In October, the nominal house price growth - economic growth including inflation - was recorded at 12.7% year-on-year.
Absa Bank researchers have indicated the average house price in South Africa in the middle segment of the market was $115,000 in October.
Absa bases their index on the total purchase price of houses in the 80 sq metre to 400-square-metre category, valued at R2.6m ($365,262) or less in 2006 (including home improvements), in respect of which loan applications were approved by Absa.
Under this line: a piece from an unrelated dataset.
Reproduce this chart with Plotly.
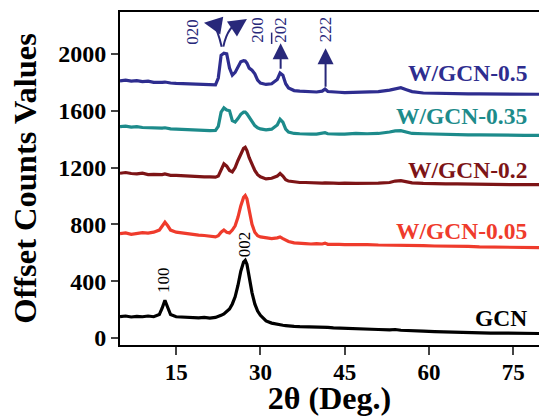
import plotly.graph_objects as go

two_theta = [5, 6, 7, 8, 9, 10, 11, 12,
             12.5, 13, 13.5, 14,
             15, 16, 17, 18, 19, 20, 21, 22,
             22.5, 23, 23.5, 24, 24.5, 25, 25.5, 26, 26.5, 27, 27.3, 27.6, 28, 28.5, 29, 29.5,
             30, 31, 32, 33,
             33.5, 34, 34.5,
             35, 36, 37, 38, 39, 40, 41,
             41.5, 42,
             43, 44, 45,
             47, 49, 51, 53,
             54, 55, 56, 57,
             59, 61, 63, 65, 67, 69, 71, 73, 75, 77,
             79.6]

gcn = [150, 155, 148, 152, 150, 155, 150, 165,
       210, 265, 215, 165,
       150, 148, 145, 147, 142, 145, 140, 145,
       150, 160, 170, 185, 205, 240, 290, 370, 470, 535, 547, 520, 430, 320, 240, 190,
       160, 120, 105, 95,
       92, 90, 88,
       85, 82, 80, 80, 78, 78, 75,
       80, 75,
       72, 70, 72,
       68, 65, 60, 58,
       60, 55, 52, 50,
       48, 45, 42, 42, 40, 38, 35, 35, 33, 32,
       32]

w_005 = [735, 740, 730, 738, 742, 738, 745, 760,
         790, 815, 790, 760,
         745, 740, 730, 728, 725, 722, 718, 712,
         720, 745, 760, 745, 740, 760, 790, 850, 930, 990, 1003, 980, 900, 800, 745, 720,
         712, 705, 700, 705,
         712, 700, 690,
         680, 670, 665, 665, 662, 665, 662,
         668, 660,
         662, 660, 658,
         660, 658, 655, 655,
         652, 655, 650, 650,
         650, 648, 648, 645, 645, 642, 640, 640, 640, 638,
         636]

w_02 = [1160, 1165, 1158, 1155, 1160, 1150, 1152, 1148,
        1150, 1155, 1150, 1145,
        1145, 1142, 1140, 1140, 1138, 1135, 1135, 1132,
        1140, 1190, 1226, 1210, 1180, 1170, 1200, 1250, 1300, 1335, 1343, 1320, 1270, 1220, 1180, 1150,
        1135, 1120, 1125, 1140,
        1158, 1140, 1115,
        1105, 1098, 1095, 1095, 1092, 1092, 1090,
        1092, 1090,
        1090, 1088, 1090,
        1088, 1088, 1090, 1095,
        1105, 1108, 1100, 1092,
        1088, 1085, 1085, 1085, 1083, 1082, 1082, 1081, 1080, 1080,
        1080]

w_035 = [1488, 1492, 1485, 1488, 1482, 1480, 1478, 1475,
         1478, 1480, 1476, 1472,
         1470, 1468, 1466, 1464, 1462, 1460, 1460, 1462,
         1490, 1590, 1620, 1605, 1600, 1530, 1520, 1545, 1575, 1590, 1590, 1578, 1555, 1520, 1495, 1480,
         1472, 1465, 1470, 1500,
         1540, 1520, 1470,
         1450, 1440, 1438, 1435, 1436, 1435, 1438,
         1445, 1438,
         1435, 1436, 1435,
         1440, 1438, 1440, 1450,
         1458, 1460, 1450, 1440,
         1438, 1435, 1432, 1432, 1430, 1430, 1428, 1428, 1428, 1427,
         1427]

w_05 = [1810, 1815, 1808, 1812, 1805, 1808, 1800, 1798,
        1800, 1802, 1798, 1795,
        1792, 1790, 1788, 1788, 1785, 1782, 1780, 1782,
        1830, 1990, 2005, 2000, 1900, 1850, 1870, 1910, 1945, 1952, 1950, 1935, 1900, 1885, 1860, 1815,
        1795, 1785, 1790, 1820,
        1865, 1850, 1790,
        1760, 1742, 1738, 1735, 1735, 1732, 1738,
        1752, 1735,
        1730, 1730, 1728,
        1730, 1728, 1735, 1745,
        1755, 1762, 1748, 1735,
        1725, 1722, 1720, 1720, 1718, 1718, 1718, 1717, 1716, 1716,
        1716]

series_names = ["GCN", "W/GCN-0.05", "W/GCN-0.2", "W/GCN-0.35", "W/GCN-0.5"]
series_values = [gcn, w_005, w_02, w_035, w_05]
series_colors = ["#000000", "#ef3b2c", "#7d1416", "#1d8b8b", "#2e2d8f"]
label_y = [143, 754, 1183, 1563, 1866]

y_ticks = [0, 400, 800, 1200, 1600, 2000]
x_ticks = [15, 30, 45, 60, 75]

peak_labels = ["100", "002", "020", "200", "202", "222"]
peak_label_x = [12.65, 27.1, 18.0, 29.55, 33.6, 41.6]
peak_label_y = [408, 661, 2156, 2170, 2167, 2170]
peak_label_color = ["#000000", "#000000", "#28287a", "#28287a", "#28287a", "#28287a"]

FONT = "Liberation Serif"
NAVY = "#28287a"

fig = go.Figure()
for name, vals, col in zip(series_names, series_values, series_colors):
    fig.add_trace(go.Scatter(x=two_theta, y=vals, mode="lines", name=name,
                             line=dict(color=col, width=3.2), showlegend=False))

annotations = []
for name, ly, col in zip(series_names, label_y, series_colors):
    annotations.append(dict(x=0.976, xref="paper", y=ly, yref="y", text="<b>%s</b>" % name,
                            showarrow=False, xanchor="right", yanchor="middle",
                            font=dict(family=FONT, size=23.5, color=col)))
for t, px, py, c in zip(peak_labels, peak_label_x, peak_label_y, peak_label_color):
    annotations.append(dict(x=px, y=py, xref="x", yref="y", text=t, textangle=-90,
                            showarrow=False, xanchor="center", yanchor="middle",
                            font=dict(family=FONT, size=17, color=c)))

# straight arrows for 202 and 222
for ax_, y_tail, y_tip in [(33.6, 1885, 2075), (41.6, 1759, 2040)]:
    annotations.append(dict(x=ax_, y=y_tip, ax=ax_, ay=y_tail, xref="x", yref="y",
                            axref="x", ayref="y", text="", showarrow=True,
                            arrowhead=2, arrowsize=1.6, arrowwidth=2, arrowcolor=NAVY,
                            standoff=0))
# arrowheads of curved arrows
annotations.append(dict(x=19.95, y=2220, xref="x", yref="y", ax=12, ay=2, text="",
                        showarrow=True, arrowhead=2, arrowsize=1.8, arrowwidth=2,
                        arrowcolor=NAVY, standoff=0))
annotations.append(dict(x=27.6, y=2246, xref="x", yref="y", ax=-9, ay=6, text="",
                        showarrow=True, arrowhead=2, arrowsize=1.8, arrowwidth=2,
                        arrowcolor=NAVY, standoff=0))

shapes = [
    dict(type="path", xref="x", yref="y", path="M 23.1,2051 Q 22.4,2169 21.6,2212",
         line=dict(color=NAVY, width=2)),
    dict(type="path", xref="x", yref="y", path="M 23.4,2051 Q 24.2,2204 26.6,2228",
         line=dict(color=NAVY, width=2)),
    # overbar of the first digit of 202
    dict(type="line", xref="x", yref="y", x0=32.0, x1=32.0, y0=2070, y1=2150,
         line=dict(color=NAVY, width=1.5)),
]

fig.update_layout(
    width=539, height=416,
    margin=dict(l=120, r=0, t=12, b=71, autoexpand=False),
    paper_bgcolor="white", plot_bgcolor="white",
    font=dict(family=FONT, color="black"),
    annotations=annotations, shapes=shapes,
    xaxis=dict(range=[5, 79.6], tickvals=x_ticks, ticks="outside", ticklen=8, tickwidth=2,
               showline=True, linewidth=2, linecolor="black", mirror=True, showgrid=False,
               zeroline=False, automargin=False, ticklabelstandoff=-3,
               tickfont=dict(family=FONT, size=23, weight="bold", color="black"),
               title=dict(text="<b>2θ (Deg.)</b>", font=dict(family=FONT, size=32), standoff=9)),
    yaxis=dict(range=[-49, 2295], tickvals=y_ticks, ticks="outside", ticklen=7, tickwidth=2,
               showline=True, linewidth=2, linecolor="black", showgrid=False, zeroline=False,
               automargin=False,
               tickfont=dict(family=FONT, size=24, weight="bold", color="black"),
               title=dict(text="<b>Offset Counts Values</b>", font=dict(family=FONT, size=32.5),
                          standoff=12)),
)

fig.write_html("out.html", config={"displayModeBar": False},
               post_script="document.body.style.margin='0';")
Prices in the index are calibrated in an attempt to exclude the distorting effect of seasonal factors.
Andrew Golding, CEO of the Pam Golding Property Group, told OBG that the "residential market has calmed down from the frenetic growth of 2003-2005".
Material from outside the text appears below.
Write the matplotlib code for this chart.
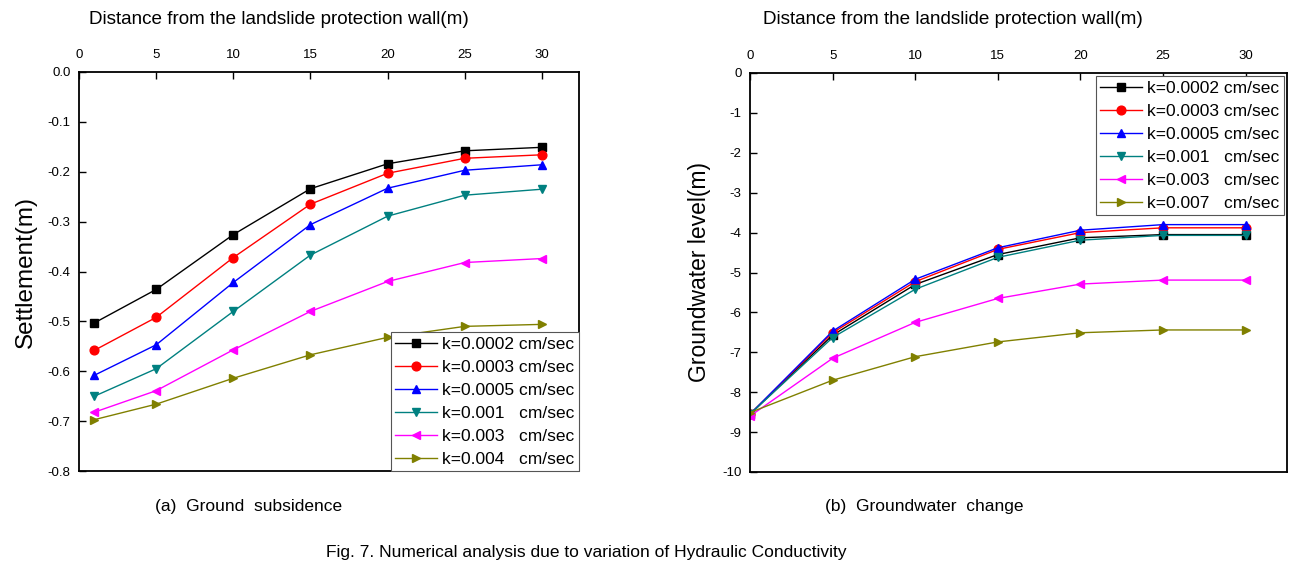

For 2006, nominal house-price growth is estimated to be between 12% and 13%, compared with the rate of 22.9% recorded in 2005. Price growth rates are expected to slow down further in 2007, predicted at around 6% for the year.
Wilfred Robinson, CEO of Acc-Ross Holdings, told OBG that he "would prefer to see real property value growth rates between 10% to 12%, because property growth rates at 26% are unsustainable and will eventually lead to a bubble and ensuing negative growth rates."
Inflationary pressures coupled with mitigating factors such as the large current-account deficit and continued strong growth in domestic credit extension with increasing levels of consumer demand have created CPIX inflation forecasts to move towards the 6% level by end-2006 and early 2007, and it is highly anticipated that interest rates will go up by the end of the year.
The Reserve Bank's monetary policy committee (MPC) will hold a meeting this month when it is expected to raise interest rates once again. Golding went on to say that "further interest rate increases in February and even April would be an attempt by the Reserve Bank governor to dampen consumer spending and credit demand, which so far has not taken place."
John Loos, a property strategist at First National Bank, believes that the housing slump in the US could also adversely affect the South African market. Loos believes that as South Africa continues to integrate itself with the global economy, the local property cycle will gradually fall "in sync" with major economy property cycles. He is quick to point out that this probably is a minor factor accounting for South Africa residential market cool down.
Meanwhile, a local business magazine has indicated that township markets were outperforming the metropolitan markets. According to their market researchers, it takes less time to sell a township property and the likelihood of receiving the asking price is higher.